* _What you have to do_
In the records below, find the line that contains "Generate a component" and the line that contains "const totalNudge = [13, 7, 14];"; write out exactly those two lines and everything between them, without the pictures.

* _Stored records_
────────────────

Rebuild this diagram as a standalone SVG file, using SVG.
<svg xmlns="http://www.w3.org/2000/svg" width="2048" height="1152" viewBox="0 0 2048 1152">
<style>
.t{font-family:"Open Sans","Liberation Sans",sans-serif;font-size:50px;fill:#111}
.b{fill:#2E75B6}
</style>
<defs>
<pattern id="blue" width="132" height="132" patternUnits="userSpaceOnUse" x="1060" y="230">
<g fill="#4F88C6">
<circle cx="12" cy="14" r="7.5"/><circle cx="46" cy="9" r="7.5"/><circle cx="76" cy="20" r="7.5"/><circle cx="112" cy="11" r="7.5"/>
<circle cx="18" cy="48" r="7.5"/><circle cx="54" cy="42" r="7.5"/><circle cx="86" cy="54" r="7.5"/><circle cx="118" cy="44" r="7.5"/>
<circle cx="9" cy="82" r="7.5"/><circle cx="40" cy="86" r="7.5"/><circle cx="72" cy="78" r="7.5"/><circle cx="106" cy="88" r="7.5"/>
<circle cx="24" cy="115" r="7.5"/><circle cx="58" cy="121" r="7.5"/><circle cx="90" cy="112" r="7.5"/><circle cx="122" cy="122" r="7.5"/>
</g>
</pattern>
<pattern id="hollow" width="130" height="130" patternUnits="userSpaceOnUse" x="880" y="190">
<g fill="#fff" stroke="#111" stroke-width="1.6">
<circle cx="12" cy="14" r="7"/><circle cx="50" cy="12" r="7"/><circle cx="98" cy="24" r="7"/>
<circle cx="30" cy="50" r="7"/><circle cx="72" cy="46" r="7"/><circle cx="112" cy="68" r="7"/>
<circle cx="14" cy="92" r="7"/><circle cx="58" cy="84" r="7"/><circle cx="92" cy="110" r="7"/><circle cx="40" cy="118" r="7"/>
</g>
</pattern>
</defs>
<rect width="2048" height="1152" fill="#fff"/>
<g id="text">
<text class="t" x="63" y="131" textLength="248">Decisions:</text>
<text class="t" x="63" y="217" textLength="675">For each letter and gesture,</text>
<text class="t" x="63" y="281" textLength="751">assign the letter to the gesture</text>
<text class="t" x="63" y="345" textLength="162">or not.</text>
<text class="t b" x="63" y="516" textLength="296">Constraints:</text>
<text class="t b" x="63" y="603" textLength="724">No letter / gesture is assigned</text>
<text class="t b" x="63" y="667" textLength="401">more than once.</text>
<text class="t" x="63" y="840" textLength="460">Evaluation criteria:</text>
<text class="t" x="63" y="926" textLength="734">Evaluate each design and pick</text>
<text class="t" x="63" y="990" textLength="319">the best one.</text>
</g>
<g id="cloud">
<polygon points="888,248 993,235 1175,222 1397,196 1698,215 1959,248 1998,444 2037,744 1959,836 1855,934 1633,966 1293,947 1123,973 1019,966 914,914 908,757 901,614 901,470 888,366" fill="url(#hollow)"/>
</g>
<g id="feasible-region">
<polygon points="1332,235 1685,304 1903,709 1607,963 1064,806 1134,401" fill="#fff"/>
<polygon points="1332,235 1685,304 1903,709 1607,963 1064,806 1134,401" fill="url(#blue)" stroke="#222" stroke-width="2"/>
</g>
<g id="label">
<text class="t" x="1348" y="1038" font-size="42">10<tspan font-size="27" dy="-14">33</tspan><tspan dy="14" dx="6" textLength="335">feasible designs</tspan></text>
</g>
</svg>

────────────────

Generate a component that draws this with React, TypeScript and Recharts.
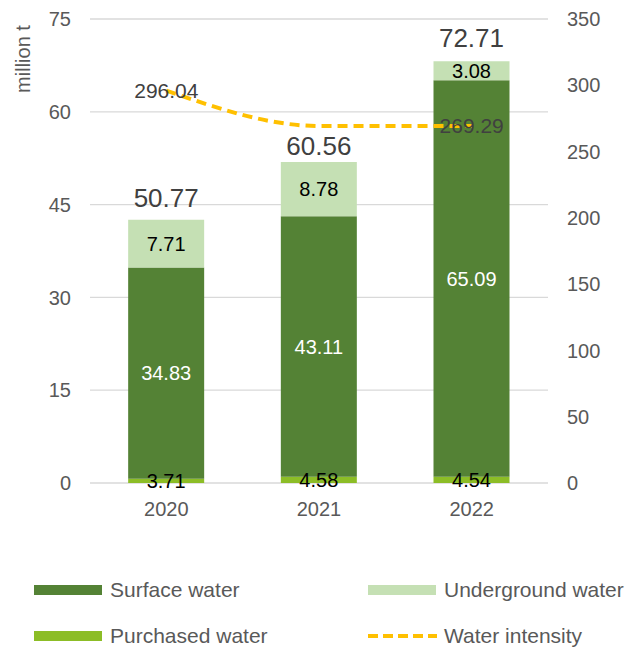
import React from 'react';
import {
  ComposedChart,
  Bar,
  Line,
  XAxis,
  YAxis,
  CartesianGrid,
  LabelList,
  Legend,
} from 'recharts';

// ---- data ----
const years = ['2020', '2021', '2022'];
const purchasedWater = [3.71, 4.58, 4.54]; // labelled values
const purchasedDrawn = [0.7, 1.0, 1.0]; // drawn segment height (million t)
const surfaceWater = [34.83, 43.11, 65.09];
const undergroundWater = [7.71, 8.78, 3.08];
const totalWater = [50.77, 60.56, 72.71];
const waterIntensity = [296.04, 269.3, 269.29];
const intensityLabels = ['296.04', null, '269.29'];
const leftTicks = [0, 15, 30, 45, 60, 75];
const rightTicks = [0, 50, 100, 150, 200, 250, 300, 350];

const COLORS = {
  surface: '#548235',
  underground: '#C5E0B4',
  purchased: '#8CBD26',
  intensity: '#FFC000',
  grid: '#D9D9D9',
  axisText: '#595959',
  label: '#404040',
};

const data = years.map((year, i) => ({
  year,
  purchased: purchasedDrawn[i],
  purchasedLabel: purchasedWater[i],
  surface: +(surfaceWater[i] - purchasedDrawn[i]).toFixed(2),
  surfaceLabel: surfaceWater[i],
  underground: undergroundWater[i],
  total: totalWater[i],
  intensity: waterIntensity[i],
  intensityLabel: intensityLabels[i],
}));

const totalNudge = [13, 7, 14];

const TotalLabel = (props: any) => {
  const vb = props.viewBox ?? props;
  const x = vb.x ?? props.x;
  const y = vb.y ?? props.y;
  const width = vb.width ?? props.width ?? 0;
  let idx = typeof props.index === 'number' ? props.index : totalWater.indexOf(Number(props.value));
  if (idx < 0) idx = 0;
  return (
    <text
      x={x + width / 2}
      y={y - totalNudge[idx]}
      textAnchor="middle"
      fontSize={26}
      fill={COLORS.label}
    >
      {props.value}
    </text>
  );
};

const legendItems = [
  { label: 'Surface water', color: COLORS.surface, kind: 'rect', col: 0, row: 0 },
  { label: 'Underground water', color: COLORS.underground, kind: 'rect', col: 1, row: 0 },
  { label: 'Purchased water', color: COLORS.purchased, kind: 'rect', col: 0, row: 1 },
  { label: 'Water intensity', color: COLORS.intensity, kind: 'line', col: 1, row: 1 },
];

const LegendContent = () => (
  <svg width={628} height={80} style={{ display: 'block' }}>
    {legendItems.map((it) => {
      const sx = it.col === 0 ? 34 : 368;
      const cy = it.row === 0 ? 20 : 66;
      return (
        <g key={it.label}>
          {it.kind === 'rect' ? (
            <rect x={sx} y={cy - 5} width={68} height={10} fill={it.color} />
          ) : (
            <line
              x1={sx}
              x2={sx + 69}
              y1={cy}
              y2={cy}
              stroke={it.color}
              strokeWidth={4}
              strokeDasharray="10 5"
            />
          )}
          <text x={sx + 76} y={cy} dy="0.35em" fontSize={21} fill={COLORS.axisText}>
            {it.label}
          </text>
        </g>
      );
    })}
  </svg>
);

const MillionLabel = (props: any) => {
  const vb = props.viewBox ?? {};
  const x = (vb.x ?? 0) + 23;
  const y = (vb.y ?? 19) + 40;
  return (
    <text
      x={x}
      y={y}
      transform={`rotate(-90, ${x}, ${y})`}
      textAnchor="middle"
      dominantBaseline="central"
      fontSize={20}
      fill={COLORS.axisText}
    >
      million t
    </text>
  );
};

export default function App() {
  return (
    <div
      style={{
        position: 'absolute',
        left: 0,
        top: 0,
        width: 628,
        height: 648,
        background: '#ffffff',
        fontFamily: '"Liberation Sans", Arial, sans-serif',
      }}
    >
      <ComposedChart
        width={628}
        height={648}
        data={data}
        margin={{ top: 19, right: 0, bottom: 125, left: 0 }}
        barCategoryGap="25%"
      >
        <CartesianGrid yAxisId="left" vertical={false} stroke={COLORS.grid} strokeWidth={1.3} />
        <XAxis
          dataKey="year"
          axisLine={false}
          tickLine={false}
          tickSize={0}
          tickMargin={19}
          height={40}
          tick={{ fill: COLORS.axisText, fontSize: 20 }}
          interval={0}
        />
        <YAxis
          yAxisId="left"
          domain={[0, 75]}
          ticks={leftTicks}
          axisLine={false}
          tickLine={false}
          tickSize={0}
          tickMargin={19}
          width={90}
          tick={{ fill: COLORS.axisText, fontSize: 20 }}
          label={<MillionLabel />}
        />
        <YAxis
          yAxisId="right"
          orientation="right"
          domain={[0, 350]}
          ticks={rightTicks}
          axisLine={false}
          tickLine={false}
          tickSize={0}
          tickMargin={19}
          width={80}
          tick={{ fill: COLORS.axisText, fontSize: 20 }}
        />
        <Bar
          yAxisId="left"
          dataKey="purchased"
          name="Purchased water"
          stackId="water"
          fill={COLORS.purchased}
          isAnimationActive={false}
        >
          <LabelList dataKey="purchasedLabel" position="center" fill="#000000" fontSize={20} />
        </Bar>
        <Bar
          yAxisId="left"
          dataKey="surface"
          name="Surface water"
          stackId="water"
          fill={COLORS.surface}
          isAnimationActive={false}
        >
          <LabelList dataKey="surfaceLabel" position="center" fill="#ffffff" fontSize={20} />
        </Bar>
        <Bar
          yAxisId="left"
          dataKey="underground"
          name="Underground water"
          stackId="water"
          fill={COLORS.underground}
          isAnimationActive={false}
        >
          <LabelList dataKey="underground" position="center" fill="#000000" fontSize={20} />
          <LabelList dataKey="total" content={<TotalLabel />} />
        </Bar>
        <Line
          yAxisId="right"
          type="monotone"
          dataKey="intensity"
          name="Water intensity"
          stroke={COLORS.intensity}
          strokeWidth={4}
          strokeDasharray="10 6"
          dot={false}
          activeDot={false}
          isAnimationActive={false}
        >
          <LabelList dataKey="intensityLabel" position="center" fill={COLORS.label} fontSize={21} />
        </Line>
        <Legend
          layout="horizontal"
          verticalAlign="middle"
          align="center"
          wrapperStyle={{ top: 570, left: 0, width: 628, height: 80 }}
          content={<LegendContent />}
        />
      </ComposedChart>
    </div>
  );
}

────────────────

* _Full output_
Generate a component that draws this with React, TypeScript and Recharts.
import React from 'react';
import {
  ComposedChart,
  Bar,
  Line,
  XAxis,
  YAxis,
  CartesianGrid,
  LabelList,
  Legend,
} from 'recharts';

// ---- data ----
const years = ['2020', '2021', '2022'];
const purchasedWater = [3.71, 4.58, 4.54]; // labelled values
const purchasedDrawn = [0.7, 1.0, 1.0]; // drawn segment height (million t)
const surfaceWater = [34.83, 43.11, 65.09];
const undergroundWater = [7.71, 8.78, 3.08];
const totalWater = [50.77, 60.56, 72.71];
const waterIntensity = [296.04, 269.3, 269.29];
const intensityLabels = ['296.04', null, '269.29'];
const leftTicks = [0, 15, 30, 45, 60, 75];
const rightTicks = [0, 50, 100, 150, 200, 250, 300, 350];

const COLORS = {
  surface: '#548235',
  underground: '#C5E0B4',
  purchased: '#8CBD26',
  intensity: '#FFC000',
  grid: '#D9D9D9',
  axisText: '#595959',
  label: '#404040',
};

const data = years.map((year, i) => ({
  year,
  purchased: purchasedDrawn[i],
  purchasedLabel: purchasedWater[i],
  surface: +(surfaceWater[i] - purchasedDrawn[i]).toFixed(2),
  surfaceLabel: surfaceWater[i],
  underground: undergroundWater[i],
  total: totalWater[i],
  intensity: waterIntensity[i],
  intensityLabel: intensityLabels[i],
}));

const totalNudge = [13, 7, 14];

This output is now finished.